The server interface is written in Go and implements the key value service. Install go and golang grpc packages.

Instructions to build and execute

For the first time, run:

cd server/
make gen

If any go dependency issues arise, run make clean and then make inside the server/ directory. For subsequent runs, the following suffices:

make build

The above command generates an executable recoverKV. By default, this starts the service at port 50051 on the localhost.

Logging and Storage

The key-value service uses a SQLite DB file located at /tmp/test.db. For clearing the database, stop the server and then remove the test.db file to start the service from a clean slate.
Additionally, the server also maintains some logs in the server/server.log directory.

Tests

Run make test inside the client/ directory to generate testing executables. We provide one correctness and two performance tests.

Performance Tests

After starting server instance, conduct the performance tests:

./performance_test <server-ip>:<port> <num-keys> <batch-size>

The second argument above is the total number of keys that will be used for the tests and the third argument is the batch size that will be used for sub test 3.

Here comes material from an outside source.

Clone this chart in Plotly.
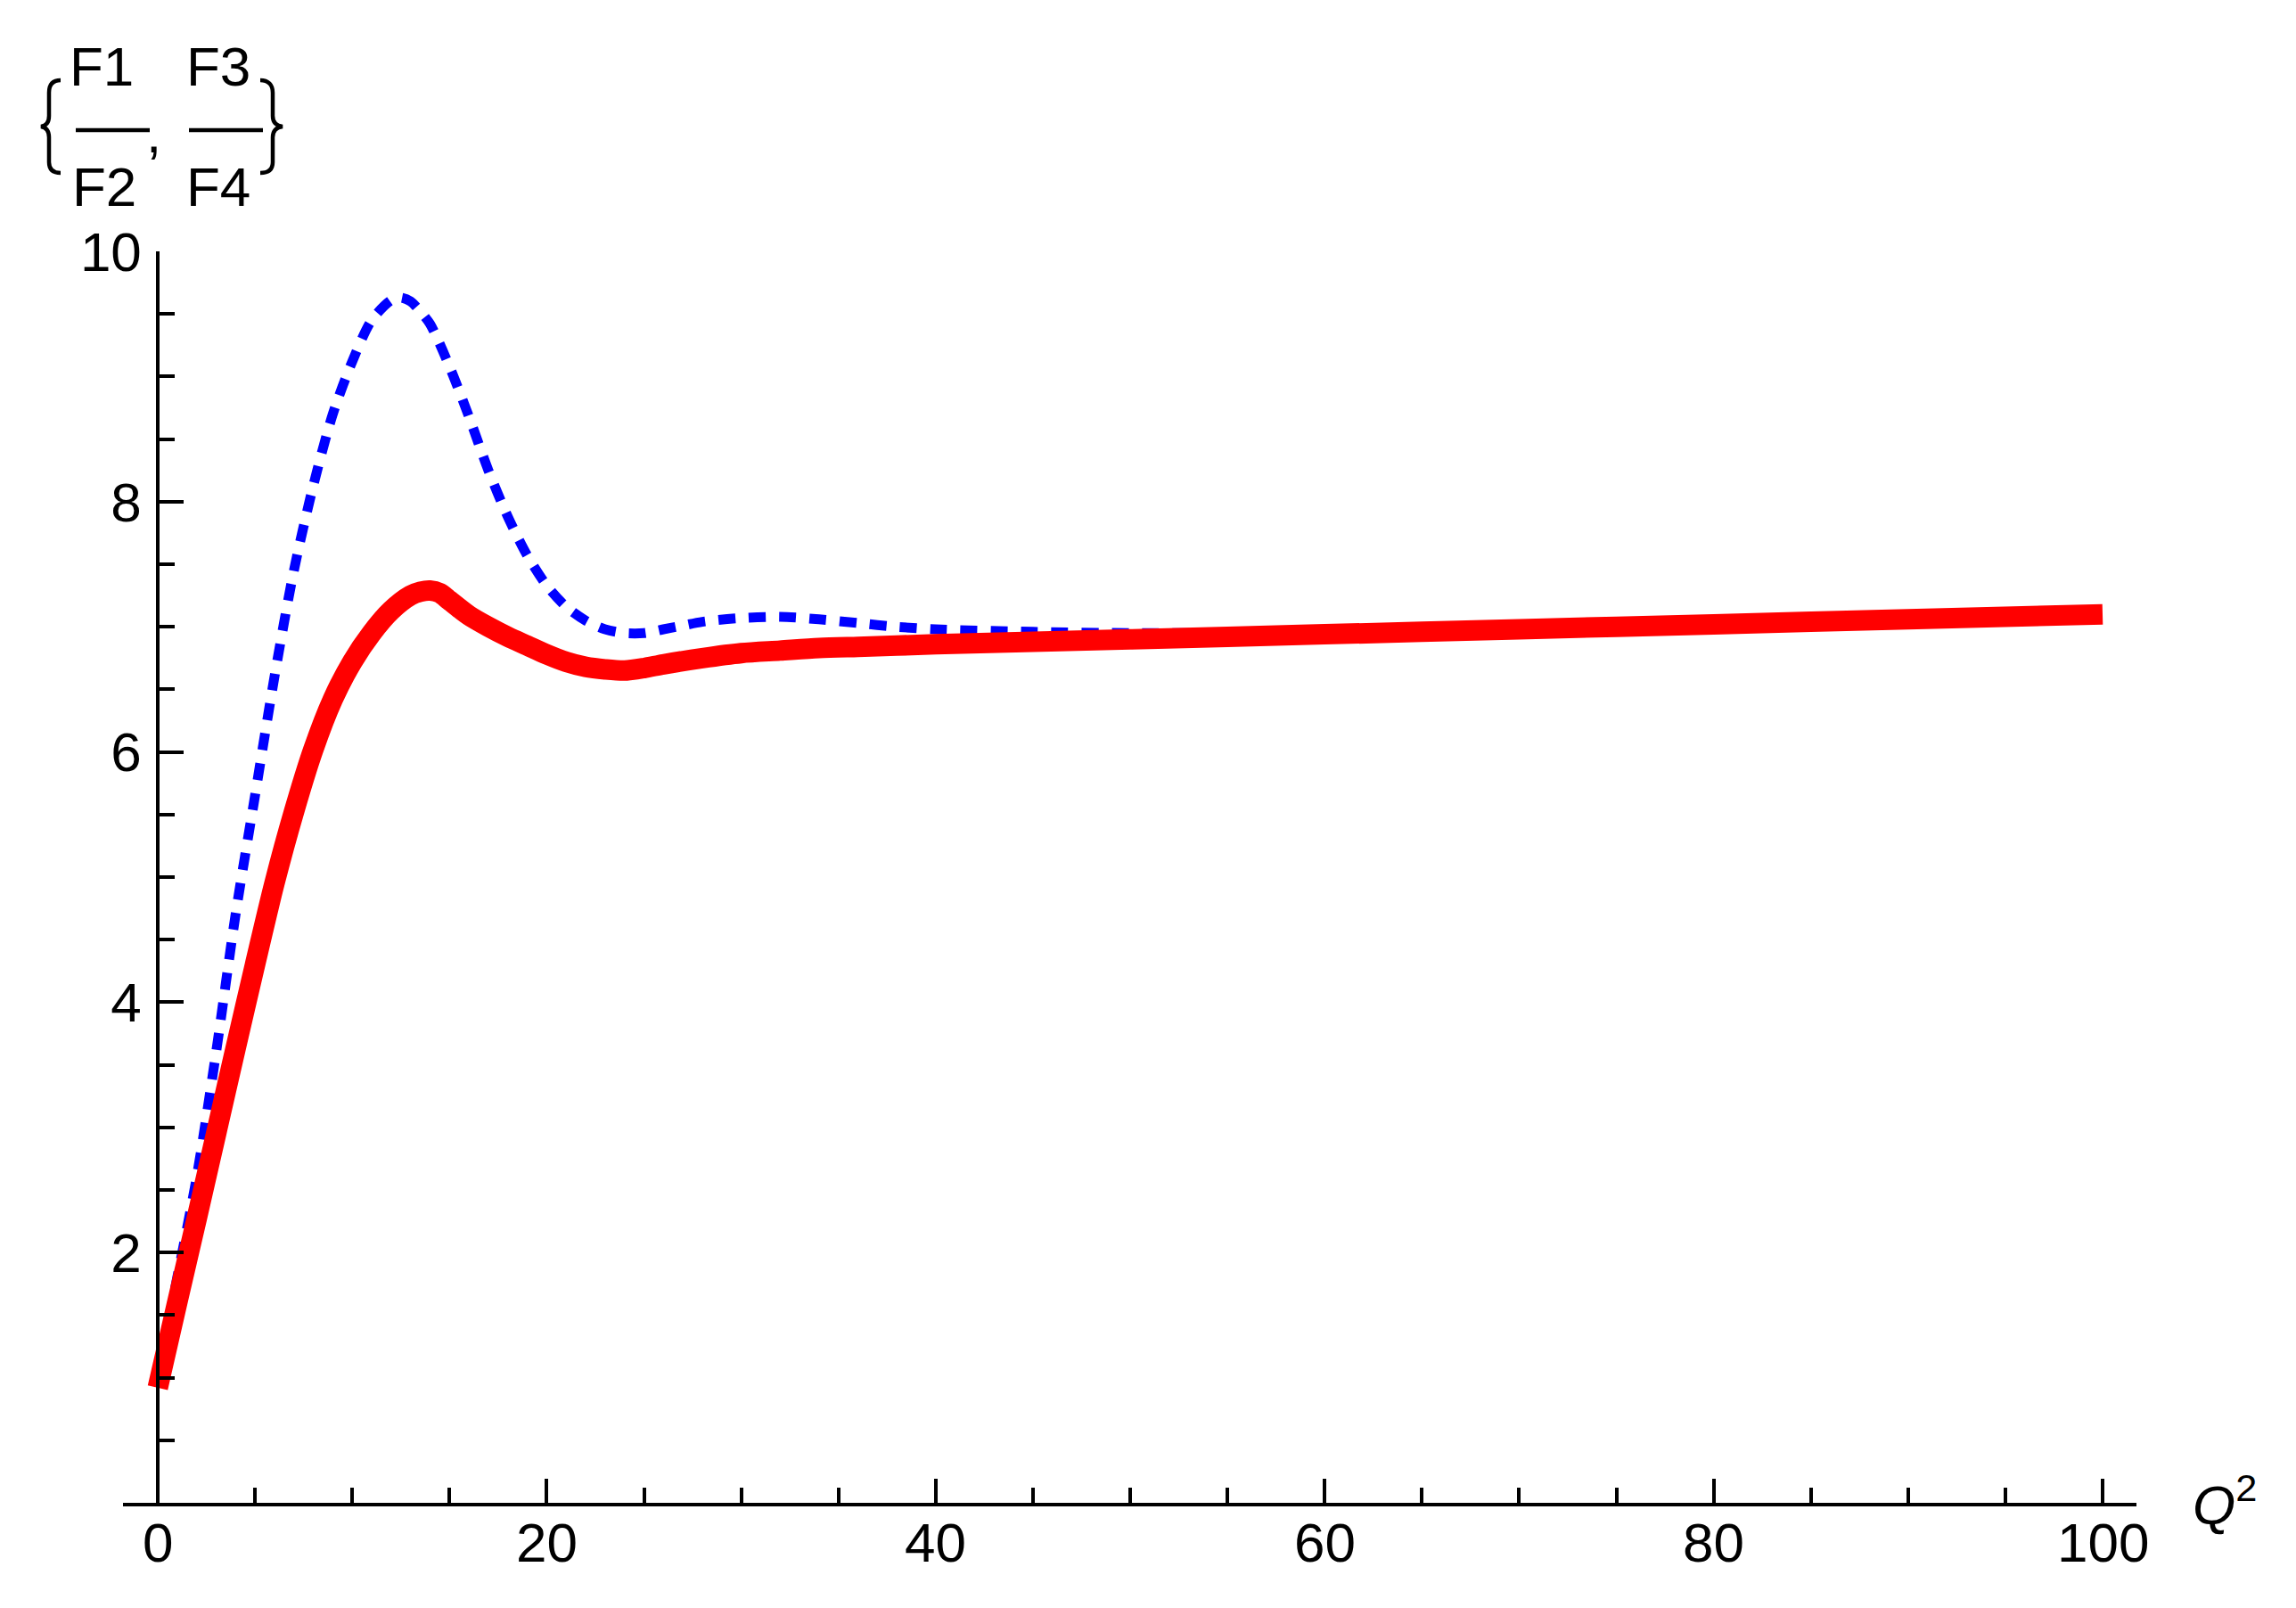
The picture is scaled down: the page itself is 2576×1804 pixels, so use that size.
import plotly.graph_objects as go

# ---------------- data ----------------
q2_blue = [0, 1, 2, 3, 4, 5, 6, 7, 8, 9, 10, 11, 12, 12.5, 13, 13.5, 14, 15, 16, 17, 18, 19, 20,
           21, 22, 23, 24, 25, 26, 27, 28, 30, 32, 34, 36, 38, 40, 45, 50, 55, 60, 70, 80, 90, 100]
f3_f4 = [1.0, 1.8, 2.6, 3.6, 4.7, 5.65, 6.6, 7.45, 8.13, 8.7, 9.12, 9.45, 9.61, 9.63, 9.6, 9.52,
         9.42, 9.08, 8.68, 8.25, 7.88, 7.57, 7.33, 7.16, 7.05, 6.98, 6.95, 6.95, 6.98, 7.01, 7.04,
         7.07, 7.08, 7.06, 7.03, 7.0, 6.98, 6.96, 6.95, 6.95, 6.95, 6.98, 7.02, 7.06, 7.1]

q2_red = [0, 1, 2, 3, 4, 5, 6, 7, 8, 9, 10, 11, 12, 13, 13.5, 14, 14.5, 15, 16, 17, 18, 19, 20,
          21, 22, 23, 24, 25, 26, 28, 30, 32, 34, 36, 38, 40, 50, 60, 70, 80, 90, 100]
f1_f2 = [0.92, 1.6, 2.27, 2.95, 3.63, 4.3, 4.95, 5.52, 6.02, 6.42, 6.72, 6.95, 7.13, 7.25, 7.28,
         7.29, 7.27, 7.21, 7.09, 7.0, 6.92, 6.85, 6.78, 6.72, 6.68, 6.66, 6.65, 6.67, 6.7, 6.75,
         6.79, 6.81, 6.83, 6.84, 6.85, 6.86, 6.9, 6.94, 6.98, 7.02, 7.06, 7.1]

x_major = [0, 20, 40, 60, 80, 100]
x_labels = ["0", "20", "40", "60", "80", "100"]
y_major = [2, 4, 6, 8, 10]
y_labels = ["2", "4", "6", "8", "10"]

# ---------------- layout geometry (page pixels; body margin 8px) ----------------
OFF = 8
WF, HF = 2576 - 2 * OFF, 1804 - 2 * OFF
L, R, T, B = 138, 2397, 282, 1686
PW, PH = R - L, B - T


def px(x):
    return (x - L) / PW


def py(y):
    return (B - y) / PH


FONT = "Liberation Sans, Arial, sans-serif"

fig = go.Figure()
fig.add_trace(go.Scatter(
    x=q2_blue, y=f3_f4, mode="lines", name="F3/F4",
    line=dict(color="rgb(0,0,255)", width=11, dash="19px,15px", shape="spline", smoothing=0.8),
    showlegend=False))
fig.add_trace(go.Scatter(
    x=q2_red, y=f1_f2, mode="lines", name="F1/F2",
    line=dict(color="rgb(255,0,0)", width=23, shape="spline", smoothing=0.8),
    showlegend=False))

axis_common = dict(showgrid=False, zeroline=False, showline=True, linecolor="black",
                   linewidth=3.5, ticks="inside", tickcolor="black", tickwidth=3.5,
                   ticklen=27, tickfont=dict(family=FONT, size=62, color="black"))

fig.update_layout(
    width=WF, height=HF,
    margin=dict(l=L - OFF, r=(OFF + WF) - R, t=T - OFF, b=(OFF + HF) - B, pad=0),
    paper_bgcolor="white", plot_bgcolor="white",
    xaxis=dict(range=[-39 / 21.82, (R - 177) / 21.82], tickmode="array",
               tickvals=x_major, ticktext=x_labels, anchor="y", showticklabels=False,
               minor=dict(ticks="inside", dtick=5, tick0=0, ticklen=17,
                          tickwidth=3.5, tickcolor="black"),
               **axis_common),
    yaxis=dict(range=[0, 10], tickmode="array", tickvals=y_major, ticktext=y_labels,
               anchor="free", position=px(177), ticklabelstandoff=4,
               minor=dict(ticks="inside", dtick=0.5, tick0=0, ticklen=17,
                          tickwidth=3.5, tickcolor="black"),
               **axis_common),
)

# x tick labels placed on the x scale, slightly closer to the axis than plotly's default
for v, t in zip(x_major, x_labels):
    fig.add_annotation(x=v, y=py(1730), xref="x", yref="paper", text=t, showarrow=False,
                       xanchor="center", yanchor="middle",
                       font=dict(family=FONT, size=62, color="black"))

# axis label Q^2
fig.add_annotation(x=px(2458), y=py(1684), xref="paper", yref="paper",
                   text="<i>Q</i><sup>2</sup>", showarrow=False,
                   xanchor="left", yanchor="middle",
                   font=dict(family=FONT, size=62, color="black"))

# y label: {F1/F2, F3/F4}
for txt, cx, cy in [("F1", 114, 74), ("F2", 117, 210), ("F3", 245, 74), ("F4", 245, 210)]:
    fig.add_annotation(x=px(cx), y=py(cy), xref="paper", yref="paper", text=txt,
                       showarrow=False, xanchor="center", yanchor="middle",
                       font=dict(family=FONT, size=62, color="black"))
fig.add_annotation(x=px(172), y=py(150), xref="paper", yref="paper", text=",",
                   showarrow=False, xanchor="center", yanchor="middle",
                   font=dict(family=FONT, size=62, color="black"))

for x0, x1 in [(85, 168), (212, 295)]:
    fig.add_shape(type="line", xref="paper", yref="paper",
                  x0=px(x0), x1=px(x1), y0=py(146), y1=py(146),
                  line=dict(color="black", width=4.5))


def path_px(cmds):
    out = []
    for c in cmds:
        if isinstance(c, str):
            out.append(c)
        else:
            out.append(f"{px(c[0]):.6f},{py(c[1]):.6f}")
    return " ".join(out)


left_brace = ["M", (68, 90), "C", (59, 90), (55, 95), (55, 104), "L", (55, 130),
              "C", (55, 137), (52, 141), (46, 142), "C", (52, 143), (55, 147), (55, 154),
              "L", (55, 182), "C", (55, 190), (59, 194), (68, 194)]
right_brace = ["M", (292, 90), "C", (301, 90), (306, 95), (306, 104), "L", (306, 130),
               "C", (306, 137), (310, 141), (317, 142), "C", (310, 143), (306, 147), (306, 154),
               "L", (306, 182), "C", (306, 190), (301, 194), (292, 194)]
for br in (left_brace, right_brace):
    fig.add_shape(type="path", xref="paper", yref="paper", path=path_px(br),
                  line=dict(color="black", width=4.5))

fig.write_html("out.html")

e.g ./performance_test 127.0.0.1:50051 10000 100

The other performance test is to measure the service throughput in situation of multiple client connection. Use the following command:

./multiperf_test <server-ip>:<port> <num-keys> <num-parallel-clients>

e.g ./multiperf_test 127.0.0.1:50051 10000 4

Correctness Test

After starting server instance, conduct the correctness tests:

./correctness_test <server-ip>:<port>

e.g ./correctness 127.0.0.1:50051

In either of performance or correctness tests, based on the instructions output by the testing script, you might have to shutdown/restart the server at appropriate times.